Fiona Templeton, You: The City
Everyday urban life considered as an art form has been a Modernist trope since Baudelaire first defined its tenets. Paris Spleen, the poet’s collection of odes to the romance of urban spectacle, crystallizes around a meditation on the city street, to Baudelaire the primary setting for the playing out of modern life’s rituals. Over 100 years later, performance artist Fiona Templeton and company sent theatergoers streetwalking down avenues that would have been paradise to the proto slummer Baudelaire: the seedy area of midtown Manhattan just west of Times Square. But YOU: The City cruised for meanings in ways that the poet, ever alert for voyeuristic correspondences, wouldn’t have recognized as art. Here, the spectator was put into the performer’s seat; the event unfolded in a two-hour series of 14 scripted one-on-one episodes, as the spectator was led to various encounters with performers that took place in a dozen locations, from a street to an apartment, from an office to a playground. But unlike such promenade performances as recent off-Broadway plays Tamara, Tony ’n’ Tina’s Wedding, and Road, with their vicarious yet still distanced thrills, YOU: The City was truly interactive. The piece’s subject was neither New York City nor the behavior of its inhabitants, but the continuous exchange that goes on between the individual psyche and the collective consciousness of the city. Its poetry arose from a dialectic between the elliptical dialogue and real locales, not from any gloss that could be put on bounded scenes or identifiable characters; that is to say, the performance was what you were able to make it, not what you were able to make of it.

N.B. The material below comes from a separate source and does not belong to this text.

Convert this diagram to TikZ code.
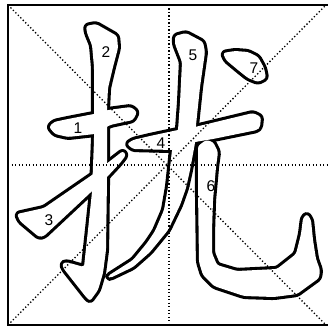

In actual performance, this conceptual schema produced moments that were at first annoyingly cryptic—until it dawned on you that, given the piece’s conceit, nothing would be explicit. What YOU: The City presented was the essence of stock social situations—a job interview, a street harangue, an encounter in a peep show-like booth—in which the contextual details—names, reasons for meeting, point of conversation—were omitted. The performers’ continuous dialogue, mostly non sequiturs, served up a nonstop verbal barrage that, in theory, allowed for responses but in practice usually left the viewer/participant silently groping for appropriate remarks and behavior. The total effect of the piece seemed to be the feelings conjured up by particular moments: the embarrassment generated by the flamboyantly dressed woman who acted familiar and who drew stares from passersby on the street; the implied sexuality of a 42nd Street private-booth encounter; the weirdness of a rotating dialogue with another performer/audience-member pair; the relief and awkwardness at unexpectedly meeting a performer whom one knew socially.
YOU: The City could have gone further with its scenes, but that would have violated the performance’s intriguing premise: to stir up an awareness within the urban psyche, not to provoke experience into definition.